New Lawrence mayor Mike Dever believes past experience will help ensure city’s resources are maximized in time of budget uncertainty
Public transit, steady property tax rate among priorities
photo by: Bremen Keasey
Over the span of his career, Mike Dever has found a way to be close to the ideas of city planning.
Dever, who earned a degree from the University of Kansas in environmental studies and geography, has spent his almost 40-year career looking at topics like land use as an environmental and building consultant.
Although his career took him away from Lawrence for a few years, he came back to the city in 1998 and started his own consulting firm, GuideWire Consulting, and still felt his desire to be involved with the city planning process grow. With the skills he gained from his job — reading maps, reviewing documents, working with the state and federal regulators — Dever felt he had the technical skills to understand “the way a city has to operate.” When he first ran for a seat on the Commission in 2006, he won, eventually serving from 2007 to 2015 with two one-year stints as mayor along the way.
Now in his second stint on the commission, Dever is once again in the mayor’s seat. As he looks into the next year for Lawrence, Dever is leaning on his experience in this term as mayor as he hopes to give a steady hand for the city facing a tough budget situation.
“With the skill I acquired the last time and the additional (career) experience, I feel like I could do a good job at the position,” Dever said.
With his background in environmental studies and being an avid biker, one priority of interest to Dever is exploring more multimodal options for pedestrians and bikers.
A big project that Dever noted was finding a way to complete the Lawrence Loop. The Loop will be a network of 22 miles of continuous, paved walking and biking paths around the city. At the moment, 18 miles of the trail are finished, but there are three missing segments that have been planned out. Dever feels that the city needs to ensure there is a tangible plan to complete it that answers how it will happen, how it will be paid for and when it will be finished.
Dever also said he was a big fan of public transit, and expanding access and ease for transit as well as making smaller improvements for multimodal options — such as a plan to add more biking infrastructure along Ninth Street — can create good options for the entire community, not just pedestrians or bikers.
“(Those are ways) we can have a more balanced city,” Dever said.
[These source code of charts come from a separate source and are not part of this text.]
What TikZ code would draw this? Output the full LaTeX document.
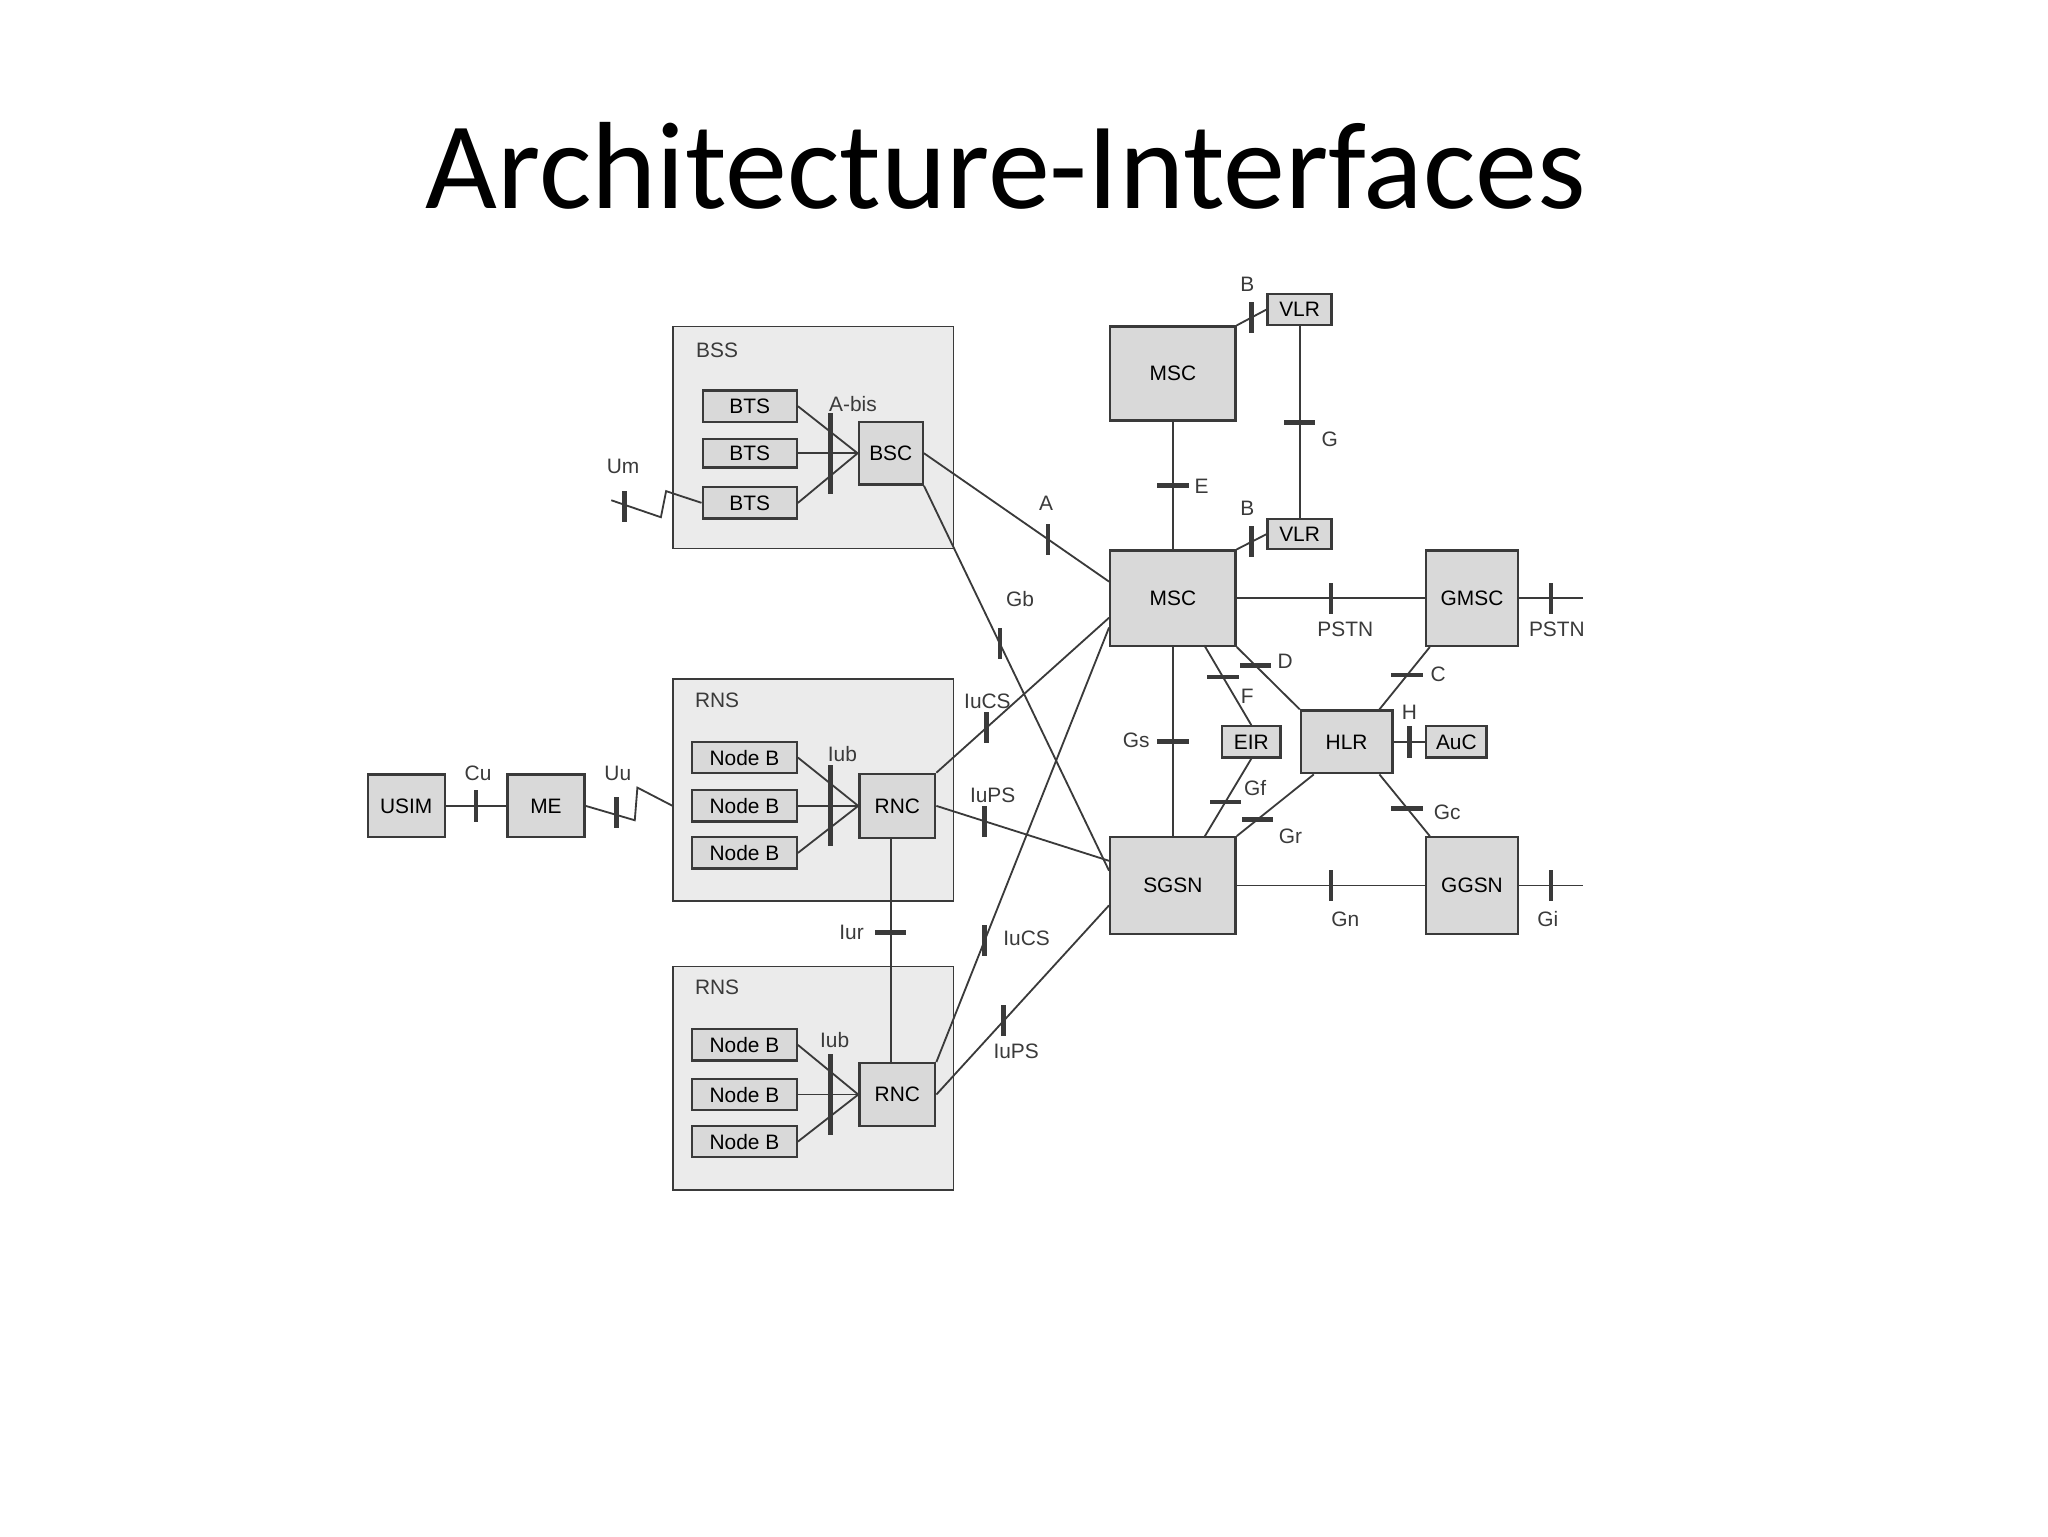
\documentclass[tikz,border=0pt]{standalone}
\usepackage{fontspec}
\setmainfont{Liberation Sans}
\newfontfamily\titlefont{Carlito}
\usetikzlibrary{calc}
\definecolor{ln}{HTML}{3A3A3A}
\begin{document}
\begin{tikzpicture}[x=1pt,y=-1pt,
  box/.style={draw=ln,line width=1.8pt,fill=black!15,inner sep=0,font=\fontsize{16}{18}\selectfont},
  grp/.style={draw=ln,line width=1.3pt,fill=black!8},
  lab/.style={font=\fontsize{16}{18}\selectfont,text=ln,inner sep=1pt},
  tv/.style={fill=ln,inner sep=0,minimum width=3.5pt,minimum height=24pt},
  th/.style={fill=ln,inner sep=0,minimum width=24pt,minimum height=3.5pt},
  c/.style={draw=ln,line width=1.4pt}]
\useasboundingbox (0,0) rectangle (1568,1176);
\node[font=\titlefont\fontsize{95}{106}\selectfont] (title) at (770,127) {Architecture-Interfaces};
% groups
\draw[grp] (515,250) rectangle (730,420);
\draw[grp] (515,520) rectangle (730,690);
\draw[grp] (515,740) rectangle (730,911);
\node[lab] (lbss) at (549,268) {BSS};
\node[lab] (lrns1) at (549,536) {RNS};
\node[lab] (lrns2) at (549,756) {RNS};
% BSS
\node[box,minimum width=72,minimum height=24] (bts1) at (574,311) {BTS};
\node[box,minimum width=72,minimum height=22] (bts2) at (574,347) {BTS};
\node[box,minimum width=72,minimum height=24] (bts3) at (574,385) {BTS};
\node[box,minimum width=49,minimum height=48] (bsc) at (682,347) {BSC};
\foreach \b in {bts1,bts2,bts3}{\draw[c] (\b.east) -- (bsc.west);}
\node[tv,minimum height=62] (tabis) at (636,347) {};
\node[lab] (labis) at (653,309) {A-bis};
% RNS1
\foreach \i/\y in {1/580,2/617,3/653}{\node[box,minimum width=80,minimum height=24] (nb\i) at (570,\y) {Node B};}
\node[box,minimum width=58,minimum height=49] (rnc1) at (687,617) {RNC};
\foreach \b in {nb1,nb2,nb3}{\draw[c] (\b.east) -- (rnc1.west);}
\node[tv,minimum height=62] (tiub1) at (636,617) {};
\node[lab] (liub1) at (645,577) {Iub};
% RNS2
\foreach \i/\y in {4/800,5/838,6/874}{\node[box,minimum width=80,minimum height=24] (nb\i) at (570,\y) {Node B};}
\node[box,minimum width=58,minimum height=48] (rnc2) at (687,838) {RNC};
\foreach \b in {nb4,nb5,nb6}{\draw[c] (\b.east) -- (rnc2.west);}
\node[tv,minimum height=62] (tiub2) at (636,838) {};
\node[lab] (liub2) at (639,796) {Iub};
% Iur
\draw[c] ($(rnc1.south)+(-5,0)$) -- ($(rnc2.north)+(-5,0)$) node[th,pos=0.42] (tiur) {};
\node[lab] (liur) at (652,714) {Iur};
% USIM ME
\node[box,minimum width=59,minimum height=48] (usim) at (311,617) {USIM};
\node[box,minimum width=59,minimum height=48] (me) at (418,617) {ME};
\draw[c] (usim) -- (me) node[tv,pos=0.5] (tcu) {};
\node[lab] (lcu) at (366,592) {Cu};
\coordinate (uua) at (486,628); \coordinate (uub) at (488,603); \coordinate (rnsw) at (515,617);
\draw[c] (me.east) -- (uua) -- (uub) -- (rnsw);
\node[tv] (tuu) at (472,622) {};
\node[lab] (luu) at (473,592) {Uu};
\coordinate (uma) at (510,376); \coordinate (umb) at (506,396); \coordinate (umc) at (468,383);
\draw[c] (bts3.west) -- (uma) -- (umb) -- (umc);
\node[tv] (tum) at (478,388) {};
\node[lab] (lum) at (477,357) {Um};
% core
\node[box,minimum width=96,minimum height=72] (msc1) at (898,286) {MSC};
\node[box,minimum width=96,minimum height=73] (msc2) at (898,458) {MSC};
\node[box,minimum width=49,minimum height=24] (vlr1) at (995,237) {VLR};
\node[box,minimum width=49,minimum height=23] (vlr2) at (995,409) {VLR};
\node[box,minimum width=70,minimum height=73] (gmsc) at (1127,458) {GMSC};
\node[box,minimum width=70,minimum height=48] (hlr) at (1031,568) {HLR};
\node[box,minimum width=46,minimum height=24] (auc) at (1115,568) {AuC};
\node[box,minimum width=45,minimum height=24] (eir) at (958,568) {EIR};
\node[box,minimum width=96,minimum height=74] (sgsn) at (898,678) {SGSN};
\node[box,minimum width=70,minimum height=74] (ggsn) at (1127,678) {GGSN};
% access to core
\coordinate (mA) at ($(msc2.north west)!0.33!(msc2.south west)$);
\coordinate (mB) at ($(msc2.north west)!0.7!(msc2.south west)$);
\coordinate (mC) at ($(msc2.north west)!0.8!(msc2.south west)$);
\coordinate (sA) at ($(sgsn.north west)!0.25!(sgsn.south west)$);
\coordinate (sB) at ($(sgsn.north west)!0.35!(sgsn.south west)$);
\coordinate (sC) at ($(sgsn.north west)!0.7!(sgsn.south west)$);
\draw[c] (bsc.east) -- (mA) node[tv,pos=0.67] (ta) {};
\node[lab] (la) at (801,385) {A};
\draw[c] (bsc.south east) -- (sB) node[tv,pos=0.41] (tgb) {};
\node[lab] (lgb) at (781,459) {Gb};
\draw[c] (rnc1.north east) -- (mB) node[tv,pos=0.29] (tiucs1) {};
\node[lab] (liucs1) at (756,537) {IuCS};
\draw[c] (rnc1.east) -- (sA) node[tv,pos=0.28] (tiups1) {};
\node[lab] (liups1) at (760,609) {IuPS};
\draw[c] (rnc2.north east) -- (mC) node[tv,pos=0.28] (tiucs2) {};
\node[lab] (liucs2) at (786,718) {IuCS};
\draw[c] (rnc2.east) -- (sC) node[tv,pos=0.39] (tiups2) {};
\node[lab] (liups2) at (778,805) {IuPS};
% core links
\draw[c] (msc1) -- (msc2) node[th,pos=0.5] (te) {};
\node[lab] (le) at (920,372) {E};
\draw[c] (msc1.north east) -- (vlr1.west) node[tv,pos=0.5] (tb1) {};
\node[lab] (lb1) at (955,218) {B};
\draw[c] (vlr1) -- (vlr2) node[th,pos=0.5] (tg) {};
\node[lab] (lg) at (1018,336) {G};
\draw[c] (msc2.north east) -- (vlr2.west) node[tv,pos=0.5] (tb2) {};
\node[lab] (lb2) at (955,389) {B};
\draw[c] (msc2) -- (gmsc) node[tv,pos=0.5] (tpstn) {};
\node[lab] (lpstn1) at (1030,482) {PSTN};
\coordinate (gmscout) at (1212,458);
\draw[c] (gmsc) -- (gmscout) node[tv,pos=0.5] (tpstn2) {};
\node[lab] (lpstn2) at (1192,482) {PSTN};
\draw[c] (msc2.south east) -- (hlr.north west) node[th,pos=0.3] (td) {};
\node[lab] (ld) at (984,506) {D};
\coordinate (mF) at (922,494);
\draw[c] (mF) -- (eir.north) node[th,pos=0.4] (tf) {};
\node[lab] (lf) at (955,533) {F};
\draw[c] (msc2) -- (sgsn) node[th,pos=0.5] (tgs) {};
\node[lab] (lgs) at (870,567) {Gs};
\coordinate (sF) at (922,641);
\draw[c] (sF) -- (eir.south) node[th,pos=0.45] (tgf) {};
\node[lab] (lgf) at (961,603) {Gf};
\draw[c] (sgsn.north east) -- ($(hlr.south west)!0.15!(hlr.south east)$) node[th,pos=0.27] (tgr) {};
\node[lab] (lgr) at (988,640) {Gr};
\draw[c] ($(hlr.north west)!0.85!(hlr.north east)$) -- ($(gmsc.south west)!0.05!(gmsc.south east)$) node[th,pos=0.55] (tc) {};
\node[lab] (lc) at (1101,516) {C};
\draw[c] (hlr) -- (auc) node[tv,pos=0.5] (th) {};
\node[lab] (lh) at (1079,545) {H};
\draw[c] ($(hlr.south west)!0.85!(hlr.south east)$) -- ($(ggsn.north west)!0.05!(ggsn.north east)$) node[th,pos=0.55] (tgc) {};
\node[lab] (lgc) at (1108,622) {Gc};
\draw[c] (sgsn) -- (ggsn) node[tv,pos=0.5] (tgn) {};
\node[lab] (lgn) at (1030,704) {Gn};
\coordinate (ggsnout) at (1212,678);
\draw[c] (ggsn) -- (ggsnout) node[tv,pos=0.5] (tgi) {};
\node[lab] (lgi) at (1185,704) {Gi};
\end{tikzpicture}
\end{document}
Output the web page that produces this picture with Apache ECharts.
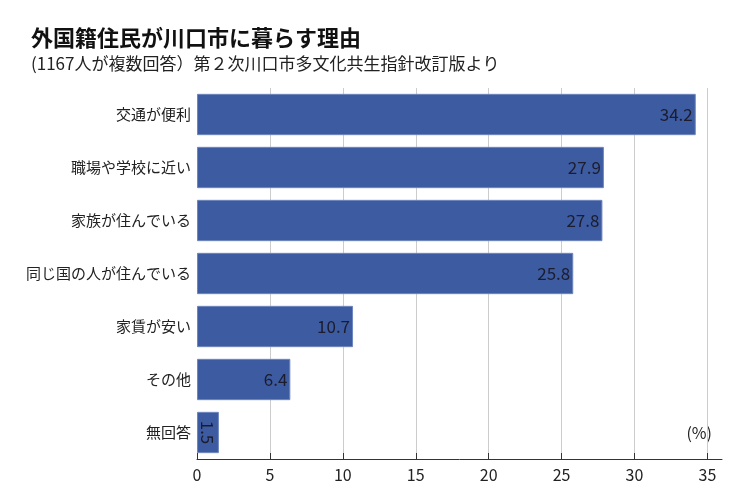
<!DOCTYPE html>
<html><head><meta charset="utf-8">
<script src="https://cdn.jsdelivr.net/npm/echarts@6/dist/echarts.min.js"></script>
<style>html,body{margin:0;padding:0;background:#fff}#c{width:750px;height:500px}</style>
</head><body><div id="c"></div>
<script>
const categories = ['交通が便利','職場や学校に近い','家族が住んでいる','同じ国の人が住んでいる','家賃が安い','その他','無回答'];
const values = [34.2, 27.9, 27.8, 25.8, 10.7, 6.4, 1.5];
const xTicks = [0, 5, 10, 15, 20, 25, 30, 35];
const titleText = '外国籍住民が川口市に暮らす理由';
const subText = '(1167人が複数回答）第２次川口市多文化共生指針改訂版より';
const unitText = '(%)';

const FONT = '"Noto Sans CJK JP", "Noto Sans", sans-serif';
const data = values.map((v, i) => {
  const d = { value: v };
  if (v < 3) {
    d.label = { position: 'inside', rotate: -90 };
  }
  return d;
});
const gridColors = ['rgba(0,0,0,0)'].concat(xTicks.slice(1).map(() => '#cccccc')).concat(['rgba(0,0,0,0)']);
const chart = echarts.init(document.getElementById('c'));
chart.setOption({
  animation: false,
  title: [
    { text: titleText, left: 26, top: 22, textStyle: { fontFamily: FONT, fontSize: 22, fontWeight: 'bold', color: '#111' } },
    { text: subText, left: 26, top: 50, textStyle: { fontFamily: FONT, fontSize: 17, fontWeight: 'normal', color: '#222' } }
  ],
  grid: { left: 197, right: 28, top: 88, bottom: 41 },
  xAxis: {
    type: 'value', min: 0, max: 36, interval: 5,
    axisLine: { show: true, lineStyle: { color: '#333', width: 1 } },
    axisTick: { show: true, inside: true, length: 6, customValues: xTicks, lineStyle: { color: '#333' } },
    axisLabel: { fontFamily: FONT, fontSize: 16, color: '#222', margin: 8, customValues: xTicks },
    splitLine: { show: true, lineStyle: { color: gridColors, width: 1 } }
  },
  yAxis: {
    type: 'category', inverse: true, data: categories,
    axisLine: { show: false }, axisTick: { show: false },
    axisLabel: { fontFamily: FONT, fontSize: 15, color: '#222', margin: 6 }
  },
  series: [{
    type: 'bar', data: data, barCategoryGap: '22%',
    itemStyle: { color: '#3d5ba1', borderColor: '#6f86bd', borderWidth: 1 },
    label: { show: true, position: 'insideRight', distance: 3, fontFamily: FONT, fontSize: 17, color: '#1c1c2c' }
  }],
  graphic: [{ type: 'text', right: 38, top: 425, style: { text: unitText, font: '16px ' + FONT, fill: '#222' } }]
});
</script></body></html>
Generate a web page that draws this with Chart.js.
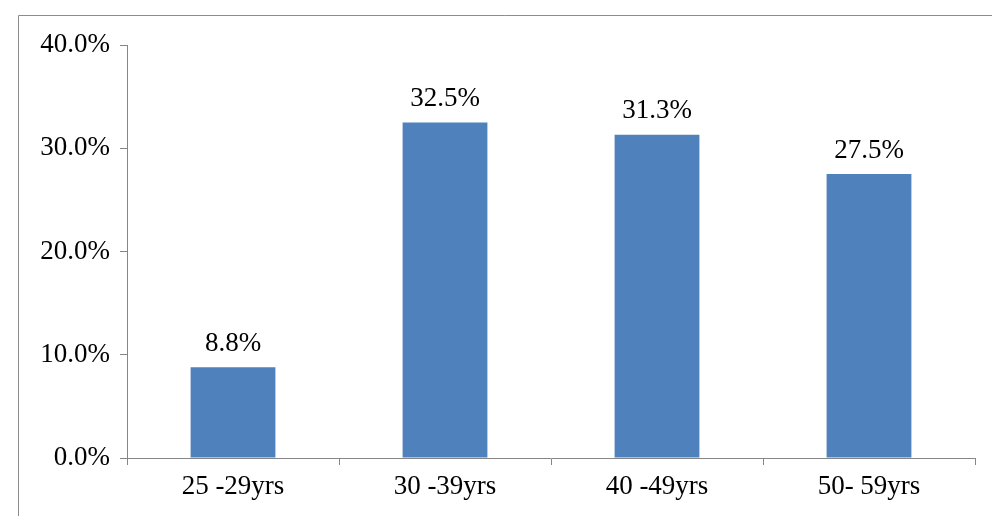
<!DOCTYPE html>
<html>
<head>
<meta charset="utf-8">
<script src="https://cdn.jsdelivr.net/npm/chart.js@4"></script>
<style>
  html, body { margin: 0; padding: 0; background: #fff; }
  #wrap { width: 992px; height: 516px; }
</style>
</head>
<body>
<div id="wrap"><canvas id="grafico"></canvas></div>
<script>
const categorias = ['25 -29yrs', '30 -39yrs', '40 -49yrs', '50- 59yrs'];
const valores = [8.8, 32.5, 31.3, 27.5];
const ticksY = [0, 10, 20, 30, 40];

const corEixo = '#868686';
const fonte = { family: 'Liberation Serif', size: 27 };

// moldura e rótulos em cima das barras
const extras = {
  id: 'extras',
  beforeDraw(chart) {
    const ctx = chart.ctx;
    ctx.save();
    ctx.strokeStyle = '#8c8c8c';
    ctx.lineWidth = 1;
    ctx.beginPath();
    ctx.moveTo(18.5, 516);
    ctx.lineTo(18.5, 15.5);
    ctx.lineTo(992, 15.5);
    ctx.stroke();
    ctx.restore();
  },
  afterDatasetsDraw(chart) {
    const ctx = chart.ctx;
    const meta = chart.getDatasetMeta(0);
    ctx.save();
    ctx.font = '27px "Liberation Serif"';
    ctx.fillStyle = '#000';
    ctx.textAlign = 'center';
    ctx.textBaseline = 'bottom';
    meta.data.forEach((bar, i) => {
      ctx.fillText(valores[i].toFixed(1) + '%', bar.x, bar.y - 10);
    });
    ctx.restore();
  }
};

new Chart(document.getElementById('grafico'), {
  type: 'bar',
  data: {
    labels: categorias,
    datasets: [{
      data: valores,
      backgroundColor: '#4f81bd',
      categoryPercentage: 1,
      barPercentage: 0.4
    }]
  },
  options: {
    responsive: true,
    maintainAspectRatio: false,
    animation: false,
    layout: { padding: { top: 45, right: 17, left: 0, bottom: 0 } },
    plugins: { legend: { display: false }, tooltip: { enabled: false } },
    scales: {
      x: {
        grid: { offset: true, drawOnChartArea: false, color: corEixo, tickLength: 7 },
        border: { color: corEixo },
        ticks: { color: '#000', font: fonte, padding: 6 },
        afterFit(scale) { scale.height = 58; }
      },
      y: {
        min: 0, max: 40,
        afterBuildTicks(scale) { scale.ticks = ticksY.map(v => ({ value: v })); },
        grid: { drawOnChartArea: false, color: corEixo, tickLength: 7 },
        border: { color: corEixo },
        ticks: { color: '#000', font: fonte, padding: 10, callback: v => v.toFixed(1) + '%' },
        afterFit(scale) { scale.width = 127; }
      }
    }
  },
  plugins: [extras]
});
</script>
</body>
</html>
Another key priority for Dever is ensuring the government is efficient in using its resources, especially as the city has been spending lots of money on upgrades to its systems in the goals to streamline operations.
As an example, Dever said the planning and development services got new computer systems. He hopes that those upgrades, combined with the new soon to be implemented Land Development Code, can help spur building permits that may have been held up in the past. Whether it be homeowners who want to add new siding onto their house or build a new garage or a developer looking to build a new building, Dever hopes the changes can remove a “difficult set of hurdles” in an efficient way that helps the city see improvements.
“Given the fact we want to build more with the resources we have, we need to ensure we’re using them to the best of our ability,” Dever said.
That goal for finding efficiency will be crucial when it comes time to analyze the budget. When the budget was passed on Sept. 3, it kept the city’s mill rate about the same — a big shift from an initial proposal that would have increased the levy by 3.6 mills — by using $1.6 million in general fund balance, a move that commissioners and staff said at the time was not sustainable.
Already, the city has looked to start the process earlier with the addition of the Community Budget Committee. Dever said the commission and city staff will have to look at the deficit and find ways to “bridge the gap” without raising the mill levy.
Home values across the city have been increasing because of higher assessed valuations on property taxes. As the Journal-World reported, home values across the county increased by a median of 7.3% in 2024 based on numbers from the county appraiser’s office. Before the budget was passed, dozens of public commenters spoke out against the potential tax burden of the initial plan during a public hearing in August. Dever said because taxes are going up “regardless of what we do with the mill levy,” the “fundamental approach” he wants to take is to make sure the mill levy is not increased.
“If I can have any impact, I want to approach it (from a standpoint) of how can we be more efficient with the dollars we already have,” Dever said.
With the concerns about the cost of living in Lawrence, Dever said that will mean there will be explorations of how to reduce city services, whether that’s reducing park operating hours, not replacing staff who may retire or a reduction in part-time hours.
Dever thinks that his previous experience will be of help in figuring out how to find ways the city and its great staff can do more with less. One of Dever’s previous terms as mayor came during 2008-2009 when the country was reacting to the 2007 Financial Crisis and subsequent worldwide recession. Despite things looking very down, Dever said the city was able to carry on and implement some great things and found ways to do more with less. With that experience in mind, Dever thinks his perspective can help the city greatly as he serves the people as mayor.
“Knowing we’re in a budget crunch and knowing we’re going to need to look at our future of the next 12 or 24 months differently, perhaps I bring that insight in having done it before,” Dever said.